[Supplied material]
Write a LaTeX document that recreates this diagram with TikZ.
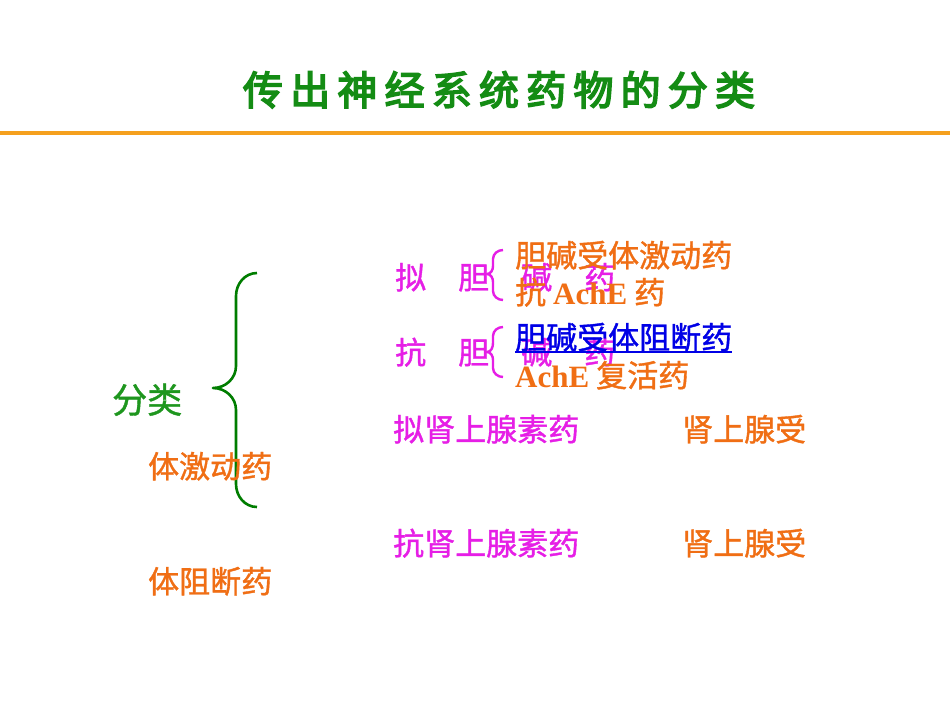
\documentclass[tikz,border=0pt]{standalone}
\usepackage{fontspec}
\setmainfont{Liberation Serif}
\newfontfamily\cjk{Noto Sans CJK SC}[FakeBold=1.2]
\newfontfamily\cjktitle{Noto Sans CJK SC}[FakeBold=4]
\definecolor{mag}{RGB}{230,30,230}
\definecolor{org}{RGB}{240,110,20}
\definecolor{rule}{RGB}{245,160,30}
\definecolor{ttl}{RGB}{20,140,20}
\definecolor{grn}{RGB}{30,150,30}
\definecolor{brc}{RGB}{0,125,0}
\definecolor{lnk}{RGB}{0,0,230}
\tikzset{
  txt/.style={inner sep=0pt, anchor=base west, font=\fontsize{31}{31}\selectfont\cjk},
  magtxt/.style={txt, text=mag},
  orgtxt/.style={txt, text=org},
  lnktxt/.style={txt, text=lnk},
  ttlchar/.style={inner sep=0pt, anchor=base, text=ttl, font=\fontsize{40}{40}\selectfont\cjktitle},
  bigbrace/.style={draw=brc, line width=2.6pt, line join=round},
  smallbrace/.style={draw=mag, line width=2.4pt, line join=round}
}
\begin{document}
\begin{tikzpicture}[x=1pt,y=-1pt]
\useasboundingbox[fill=white] (0,0) rectangle (950,713);
% title
\foreach \c [count=\i from 0] in {传,出,神,经,系,统,药,物,的,分,类}{
  \node[ttlchar] (t\i) at (263+47.2*\i,105) {\c};
}
\draw[draw=rule, line width=4pt] (0,133) -- (950,133);
% left
\node[txt, text=grn, font=\fontsize{35}{35}\selectfont\cjk] (fenlei) at (112,413) {分类};
\draw[bigbrace] (257,273) to[out=180,in=90] (236,296) -- (236,366) to[out=-90,in=0] (213,388)
  to[out=0,in=90] (236,410) -- (236,484) to[out=-90,in=180] (257,507);
% magenta spaced rows
\node[magtxt] (m1) at (395,289) {拟\hspace{32pt}胆\hspace{32pt}碱\hspace{32pt}药};
\node[magtxt] (m2) at (395,364) {抗\hspace{32pt}胆\hspace{32pt}碱\hspace{32pt}药};
\draw[smallbrace] (503,250) to[out=180,in=90] (493,259) -- (493,266) to[out=-90,in=0] (487,274)
  to[out=0,in=90] (493,282) -- (493,291) to[out=-90,in=180] (503,300);
\draw[smallbrace] (503,327) to[out=180,in=90] (493,336) -- (493,343) to[out=-90,in=0] (487,352)
  to[out=0,in=90] (493,360) -- (493,368) to[out=-90,in=180] (503,377);
% orange / blue sub items
\node[orgtxt] (o1) at (515,267) {胆碱受体激动药};
\node[orgtxt] (o2) at (515,304) {抗 {\rmfamily\bfseries AchE} 药};
\node[lnktxt] (b1) at (515,349) {胆碱受体阻断药};
\draw[draw=lnk, line width=1.6pt] ([yshift=-3pt]b1.base west) -- ([yshift=-3pt]b1.base east);
\node[orgtxt] (o3) at (515,387) {{\rmfamily\bfseries AchE} 复活药};
% adrenergic rows
\node[magtxt] (m3) at (393,441) {拟肾上腺素药};
\node[orgtxt] (o4) at (682,441) {肾上腺受};
\node[orgtxt] (o5) at (148,478) {体激动药};
\node[magtxt] (m4) at (393,555) {抗肾上腺素药};
\node[orgtxt] (o6) at (682,555) {肾上腺受};
\node[orgtxt] (o7) at (148,593) {体阻断药};
\end{tikzpicture}
\end{document}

[Problem to work on] Repeat the data exactly, dropping every picture it holds.

[Complete output]
Write a LaTeX document that recreates this diagram with TikZ.
\documentclass[tikz,border=0pt]{standalone}
\usepackage{fontspec}
\setmainfont{Liberation Serif}
\newfontfamily\cjk{Noto Sans CJK SC}[FakeBold=1.2]
\newfontfamily\cjktitle{Noto Sans CJK SC}[FakeBold=4]
\definecolor{mag}{RGB}{230,30,230}
\definecolor{org}{RGB}{240,110,20}
\definecolor{rule}{RGB}{245,160,30}
\definecolor{ttl}{RGB}{20,140,20}
\definecolor{grn}{RGB}{30,150,30}
\definecolor{brc}{RGB}{0,125,0}
\definecolor{lnk}{RGB}{0,0,230}
\tikzset{
  txt/.style={inner sep=0pt, anchor=base west, font=\fontsize{31}{31}\selectfont\cjk},
  magtxt/.style={txt, text=mag},
  orgtxt/.style={txt, text=org},
  lnktxt/.style={txt, text=lnk},
  ttlchar/.style={inner sep=0pt, anchor=base, text=ttl, font=\fontsize{40}{40}\selectfont\cjktitle},
  bigbrace/.style={draw=brc, line width=2.6pt, line join=round},
  smallbrace/.style={draw=mag, line width=2.4pt, line join=round}
}
\begin{document}
\begin{tikzpicture}[x=1pt,y=-1pt]
\useasboundingbox[fill=white] (0,0) rectangle (950,713);
% title
\foreach \c [count=\i from 0] in {传,出,神,经,系,统,药,物,的,分,类}{
  \node[ttlchar] (t\i) at (263+47.2*\i,105) {\c};
}
\draw[draw=rule, line width=4pt] (0,133) -- (950,133);
% left
\node[txt, text=grn, font=\fontsize{35}{35}\selectfont\cjk] (fenlei) at (112,413) {分类};
\draw[bigbrace] (257,273) to[out=180,in=90] (236,296) -- (236,366) to[out=-90,in=0] (213,388)
  to[out=0,in=90] (236,410) -- (236,484) to[out=-90,in=180] (257,507);
% magenta spaced rows
\node[magtxt] (m1) at (395,289) {拟\hspace{32pt}胆\hspace{32pt}碱\hspace{32pt}药};
\node[magtxt] (m2) at (395,364) {抗\hspace{32pt}胆\hspace{32pt}碱\hspace{32pt}药};
\draw[smallbrace] (503,250) to[out=180,in=90] (493,259) -- (493,266) to[out=-90,in=0] (487,274)
  to[out=0,in=90] (493,282) -- (493,291) to[out=-90,in=180] (503,300);
\draw[smallbrace] (503,327) to[out=180,in=90] (493,336) -- (493,343) to[out=-90,in=0] (487,352)
  to[out=0,in=90] (493,360) -- (493,368) to[out=-90,in=180] (503,377);
% orange / blue sub items
\node[orgtxt] (o1) at (515,267) {胆碱受体激动药};
\node[orgtxt] (o2) at (515,304) {抗 {\rmfamily\bfseries AchE} 药};
\node[lnktxt] (b1) at (515,349) {胆碱受体阻断药};
\draw[draw=lnk, line width=1.6pt] ([yshift=-3pt]b1.base west) -- ([yshift=-3pt]b1.base east);
\node[orgtxt] (o3) at (515,387) {{\rmfamily\bfseries AchE} 复活药};
% adrenergic rows
\node[magtxt] (m3) at (393,441) {拟肾上腺素药};
\node[orgtxt] (o4) at (682,441) {肾上腺受};
\node[orgtxt] (o5) at (148,478) {体激动药};
\node[magtxt] (m4) at (393,555) {抗肾上腺素药};
\node[orgtxt] (o6) at (682,555) {肾上腺受};
\node[orgtxt] (o7) at (148,593) {体阻断药};
\end{tikzpicture}
\end{document}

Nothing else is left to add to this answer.